The first thing I checked was whether Stripe was actually delivering events. Their Stripe dashboard showed a healthy delivery rate — 99.7% success, all returning 200. So the events were arriving and being acknowledged.

Next I looked at Redis. The queue length was near zero, which the team had taken as a sign that workers were keeping up. But near-zero can mean two things: workers are fast, or nothing is being enqueued.

I added a counter. A simple INCR webhook_received in the handler, and a separate INCR webhook_processed in the worker. After 24 hours the numbers were:

Received: 8,241
Processed: 8,206

That looked right. So where did the 40,000 go?

The answer was in the deploy logs. The platform ran on Kubernetes, and their webhook service had been restarting frequently — not crashing, just rolling deployments. They shipped multiple times a day, and each deploy cycled every pod in the webhook service.

Here's what happened during a deploy: Kubernetes sends SIGTERM to the old pod, starts a new one, and routes traffic to the new pod once it's ready. But there's a window — typically a few seconds — where the old pod has already received requests, pushed them to Redis, and is now shutting down. If the lpush to Redis happened but the pod died before the response went back to Stripe, Stripe would see a timeout and retry. That part was actually fine.

The real problem was subtler. Their Redis was configured with maxmemory-policy allkeys-lru. When memory pressure hit — which happened during traffic spikes when the queue backed up — Redis silently evicted keys using LRU. Including keys from the webhook queue.

Warning

If your Redis instance uses allkeys-lru as its eviction policy and you're using it as a message queue, you're building on sand. Evicted queue entries don't throw errors — they just vanish.

The events were received. They were enqueued. And then Redis, doing exactly what it was configured to do, quietly removed them to make room for newer data.

Why the monitoring missed it

Their alerting was built around queue depth. High queue depth meant workers were falling behind. Low queue depth meant everything was fine. But eviction doesn't show up as queue depth — it shows up as queue depth decreasing, which looks identical to workers doing their job.

They didn't have a metric for total events enqueued versus total events dequeued.
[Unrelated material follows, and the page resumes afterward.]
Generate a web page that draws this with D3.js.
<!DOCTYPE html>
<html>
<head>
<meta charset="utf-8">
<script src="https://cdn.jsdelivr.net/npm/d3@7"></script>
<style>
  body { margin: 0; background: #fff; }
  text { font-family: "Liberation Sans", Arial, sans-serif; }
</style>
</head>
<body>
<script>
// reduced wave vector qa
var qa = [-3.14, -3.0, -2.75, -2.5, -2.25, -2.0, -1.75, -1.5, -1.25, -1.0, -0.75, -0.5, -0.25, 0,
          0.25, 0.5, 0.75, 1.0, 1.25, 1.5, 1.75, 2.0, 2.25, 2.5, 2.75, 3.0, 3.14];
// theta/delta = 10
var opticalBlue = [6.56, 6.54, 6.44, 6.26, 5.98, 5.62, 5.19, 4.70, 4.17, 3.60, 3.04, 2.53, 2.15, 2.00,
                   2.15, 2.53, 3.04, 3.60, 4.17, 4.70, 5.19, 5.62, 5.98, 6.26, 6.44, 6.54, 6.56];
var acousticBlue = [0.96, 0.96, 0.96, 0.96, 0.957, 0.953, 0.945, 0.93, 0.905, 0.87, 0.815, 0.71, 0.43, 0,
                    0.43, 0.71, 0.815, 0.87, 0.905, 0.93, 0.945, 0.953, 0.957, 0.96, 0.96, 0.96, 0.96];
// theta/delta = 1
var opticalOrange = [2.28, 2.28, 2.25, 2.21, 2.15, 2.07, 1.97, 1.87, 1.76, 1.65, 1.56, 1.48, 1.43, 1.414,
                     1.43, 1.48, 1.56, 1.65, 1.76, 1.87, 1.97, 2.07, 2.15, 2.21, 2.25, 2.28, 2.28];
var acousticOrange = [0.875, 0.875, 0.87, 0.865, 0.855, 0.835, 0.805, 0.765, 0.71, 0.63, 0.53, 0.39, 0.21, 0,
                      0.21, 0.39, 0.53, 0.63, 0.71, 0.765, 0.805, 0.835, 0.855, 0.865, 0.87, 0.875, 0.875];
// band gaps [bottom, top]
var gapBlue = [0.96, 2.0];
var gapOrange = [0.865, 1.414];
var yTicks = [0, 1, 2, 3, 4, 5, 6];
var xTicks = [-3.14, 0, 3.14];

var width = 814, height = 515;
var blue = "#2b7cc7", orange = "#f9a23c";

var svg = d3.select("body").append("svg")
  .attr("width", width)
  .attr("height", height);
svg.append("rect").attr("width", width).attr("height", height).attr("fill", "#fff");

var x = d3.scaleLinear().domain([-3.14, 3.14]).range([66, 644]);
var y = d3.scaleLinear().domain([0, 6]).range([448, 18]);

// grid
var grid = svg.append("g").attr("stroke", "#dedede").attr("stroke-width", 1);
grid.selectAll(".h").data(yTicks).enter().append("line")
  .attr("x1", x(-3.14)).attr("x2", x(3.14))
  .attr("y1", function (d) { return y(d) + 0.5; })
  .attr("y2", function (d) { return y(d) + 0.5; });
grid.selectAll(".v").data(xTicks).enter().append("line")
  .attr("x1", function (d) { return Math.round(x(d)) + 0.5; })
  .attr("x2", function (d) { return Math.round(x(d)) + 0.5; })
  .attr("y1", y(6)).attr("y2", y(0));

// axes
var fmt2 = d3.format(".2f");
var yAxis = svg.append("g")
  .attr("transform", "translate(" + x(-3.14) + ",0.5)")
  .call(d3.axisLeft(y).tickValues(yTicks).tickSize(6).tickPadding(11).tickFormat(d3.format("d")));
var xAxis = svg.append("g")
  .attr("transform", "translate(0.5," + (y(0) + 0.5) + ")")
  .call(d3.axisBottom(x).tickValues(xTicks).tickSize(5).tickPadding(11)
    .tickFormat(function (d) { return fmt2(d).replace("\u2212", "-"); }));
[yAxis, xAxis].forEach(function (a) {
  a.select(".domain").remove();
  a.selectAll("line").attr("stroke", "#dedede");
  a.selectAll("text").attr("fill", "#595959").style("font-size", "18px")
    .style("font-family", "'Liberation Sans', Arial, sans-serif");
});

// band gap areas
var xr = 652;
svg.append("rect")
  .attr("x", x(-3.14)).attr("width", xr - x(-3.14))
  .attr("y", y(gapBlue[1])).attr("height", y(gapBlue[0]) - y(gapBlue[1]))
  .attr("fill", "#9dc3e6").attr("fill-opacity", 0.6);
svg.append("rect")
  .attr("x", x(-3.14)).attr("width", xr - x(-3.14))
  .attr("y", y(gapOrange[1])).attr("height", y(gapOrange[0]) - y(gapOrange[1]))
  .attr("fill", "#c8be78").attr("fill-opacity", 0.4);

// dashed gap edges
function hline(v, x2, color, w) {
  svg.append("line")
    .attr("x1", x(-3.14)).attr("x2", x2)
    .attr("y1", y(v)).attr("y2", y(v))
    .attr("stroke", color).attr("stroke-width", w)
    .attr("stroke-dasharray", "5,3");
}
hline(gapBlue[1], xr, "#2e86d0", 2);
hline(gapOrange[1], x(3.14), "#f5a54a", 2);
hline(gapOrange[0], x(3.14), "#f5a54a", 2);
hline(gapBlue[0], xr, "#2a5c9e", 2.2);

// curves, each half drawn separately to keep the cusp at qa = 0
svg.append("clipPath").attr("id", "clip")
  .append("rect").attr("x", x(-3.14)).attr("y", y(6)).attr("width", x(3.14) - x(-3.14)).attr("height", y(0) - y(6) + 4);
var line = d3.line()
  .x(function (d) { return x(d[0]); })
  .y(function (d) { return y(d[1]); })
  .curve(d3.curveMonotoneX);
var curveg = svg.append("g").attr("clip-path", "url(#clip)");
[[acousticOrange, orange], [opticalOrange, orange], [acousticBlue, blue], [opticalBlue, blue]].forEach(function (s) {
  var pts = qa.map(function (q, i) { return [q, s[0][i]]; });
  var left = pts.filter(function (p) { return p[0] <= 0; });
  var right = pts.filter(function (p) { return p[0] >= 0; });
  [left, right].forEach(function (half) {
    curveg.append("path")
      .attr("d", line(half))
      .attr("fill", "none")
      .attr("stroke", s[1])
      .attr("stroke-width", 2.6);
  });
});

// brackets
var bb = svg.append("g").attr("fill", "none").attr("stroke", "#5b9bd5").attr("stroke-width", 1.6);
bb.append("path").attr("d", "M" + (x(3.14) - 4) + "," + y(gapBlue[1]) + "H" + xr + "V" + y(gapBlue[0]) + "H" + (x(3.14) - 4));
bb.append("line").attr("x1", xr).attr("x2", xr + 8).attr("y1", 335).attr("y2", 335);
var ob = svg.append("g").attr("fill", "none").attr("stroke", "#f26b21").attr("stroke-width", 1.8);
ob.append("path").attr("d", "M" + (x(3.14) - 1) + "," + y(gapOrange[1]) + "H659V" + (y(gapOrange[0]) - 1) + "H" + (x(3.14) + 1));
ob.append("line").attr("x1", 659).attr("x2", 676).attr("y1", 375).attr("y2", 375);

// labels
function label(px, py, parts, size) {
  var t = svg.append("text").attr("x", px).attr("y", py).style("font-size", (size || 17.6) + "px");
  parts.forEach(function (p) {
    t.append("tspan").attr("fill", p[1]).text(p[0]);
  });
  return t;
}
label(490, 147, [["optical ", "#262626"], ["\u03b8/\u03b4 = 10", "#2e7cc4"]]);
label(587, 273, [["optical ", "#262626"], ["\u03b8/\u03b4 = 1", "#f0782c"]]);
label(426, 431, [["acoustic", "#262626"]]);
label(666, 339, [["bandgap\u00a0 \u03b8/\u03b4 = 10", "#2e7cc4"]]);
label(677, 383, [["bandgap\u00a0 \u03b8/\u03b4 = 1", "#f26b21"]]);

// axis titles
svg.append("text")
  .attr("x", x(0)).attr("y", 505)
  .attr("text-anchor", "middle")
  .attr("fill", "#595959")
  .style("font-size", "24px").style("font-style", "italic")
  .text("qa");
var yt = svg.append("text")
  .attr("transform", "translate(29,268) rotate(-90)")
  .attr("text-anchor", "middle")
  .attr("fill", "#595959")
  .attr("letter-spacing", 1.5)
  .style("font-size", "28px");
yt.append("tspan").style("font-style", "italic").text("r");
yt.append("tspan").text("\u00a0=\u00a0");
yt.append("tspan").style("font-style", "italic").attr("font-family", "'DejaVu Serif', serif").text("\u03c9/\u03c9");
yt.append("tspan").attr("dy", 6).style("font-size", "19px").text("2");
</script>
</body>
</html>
The counter I added would have caught this, but nobody had thought to add it because the system appeared healthy from every angle they were watching.
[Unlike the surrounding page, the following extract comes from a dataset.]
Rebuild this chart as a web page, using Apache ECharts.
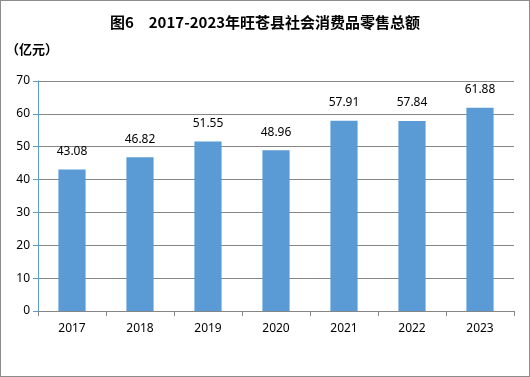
<!DOCTYPE html>
<html>
<head>
<meta charset="utf-8">
<script src="https://cdn.jsdelivr.net/npm/echarts@6/dist/echarts.min.js"></script>
<style>
html,body{margin:0;padding:0;background:#fff;}
#main{width:530px;height:377px;box-sizing:border-box;border:1px solid #8c8c8c;}
</style>
</head>
<body>
<div id="main"></div>
<script>
// 年份与零售总额(亿元)
var years = ['2017','2018','2019','2020','2021','2022','2023'];
var retailTotal = [43.08, 46.82, 51.55, 48.96, 57.91, 57.84, 61.88];
var yTicks = [0, 10, 20, 30, 40, 50, 60, 70];

var myChart = echarts.init(document.getElementById('main'));
var option = {
    animation: false,
    title: {
        text: '图6　2017-2023年旺苍县社会消费品零售总额',
        left: 'center',
        top: 9,
        textStyle: {
            fontFamily: 'Noto Sans CJK SC',
            fontSize: 15,
            fontWeight: 'bold',
            color: '#000'
        }
    },
    graphic: [{
        type: 'text',
        left: 5,
        top: 42,
        style: {
            text: '（亿元）',
            font: 'bold 13px "Noto Sans CJK SC"',
            fill: '#000'
        }
    }],
    grid: {
        left: 37,
        right: 15,
        top: 80,
        bottom: 65
    },
    xAxis: {
        type: 'category',
        data: years,
        axisLine: { lineStyle: { color: '#868686', width: 1 } },
        axisTick: { show: true, length: 5, lineStyle: { color: '#868686' } },
        axisLabel: {
            color: '#000',
            fontSize: 12,
            margin: 12,
            fontFamily: 'Noto Sans'
        }
    },
    yAxis: {
        type: 'value',
        min: yTicks[0],
        max: yTicks[yTicks.length - 1],
        interval: 10,
        axisLine: { show: true, lineStyle: { color: '#5b9bd5' } },
        axisTick: { show: true, length: 5, lineStyle: { color: '#5b9bd5' } },
        axisLabel: {
            color: '#000',
            fontSize: 12,
            margin: 8,
            fontFamily: 'Noto Sans'
        },
        splitLine: { lineStyle: { color: '#868686', width: 1 } }
    },
    series: [{
        name: '社会消费品零售总额',
        type: 'bar',
        barWidth: '40%',
        data: retailTotal,
        itemStyle: { color: '#5b9bd5' },
        label: {
            show: true,
            position: 'top',
            distance: 12,
            color: '#000',
            fontSize: 12,
            fontFamily: 'Noto Sans',
            formatter: function (p) { return p.value.toFixed(2); }
        }
    }]
};
myChart.setOption(option);
</script>
</body>
</html>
Redis does expose eviction stats. INFO stats includes evicted_keys. But nobody was shipping that metric to their monitoring stack. It was sitting right there in the Redis CLI, invisible to Grafana.

The fix

We changed three things.

First, we moved the webhook queue to a Redis Stream instead of a plain list. Streams in Redis have a different eviction behavior — entries in a stream aren't subject to allkeys-lru in the same way, and you can set explicit max lengths. More importantly, streams give you consumer groups with acknowledgment semantics. If a worker crashes mid-processing, the event doesn't disappear. It stays in the pending entries list until another worker claims it.

await redis_client.xadd(
    "webhook_events_stream",
    {"payload": json.dumps(event)},
    maxlen=500000,
)

Second, we added an idempotency layer. Every Stripe event has a unique ID. Before processing, the worker checks a Postgres table for that ID. If it's already been processed, skip it. If not, process it and record the ID. This meant we could safely replay Stripe's events for the affected time window without worrying about double-processing.

Third, we added the missing observability. Redis eviction count as a metric. A gauge comparing enqueue rate to dequeue rate. And a daily reconciliation job that compared Stripe's event log against our processed-events table and flagged any gaps.

Note

Stripe lets you list all events via their API with timestamp filters. For recovery, we pulled the full event history for the affected period and replayed them through the idempotent processor. It took about 20 minutes to recover all 40,000 events.

The deeper lesson

This one sticks with me because every individual component was doing the right thing. Stripe delivered correctly. The handler validated and enqueued correctly. The workers processed correctly. Redis evicted according to its configuration. Kubernetes deployed according to its spec.

The failure existed only in the interaction between components — in the assumptions each layer made about the others. The handler assumed Redis would hold the data. The monitoring assumed queue depth told the full story. The team assumed that a 200 response to Stripe meant the event was safe.

I've started asking a specific question during architecture reviews now: "What happens to in-flight data when this component restarts or drops a message?" Not whether it can happen, but what the system does when it does. Most teams I work with don't have an answer, and that's the moment where the interesting conversations start.

Webhooks are deceptively simple. Receive a POST, do a thing. But "receive" and "durably process" are separated by a gap that's easy to forget about — until 40,000 events remind you.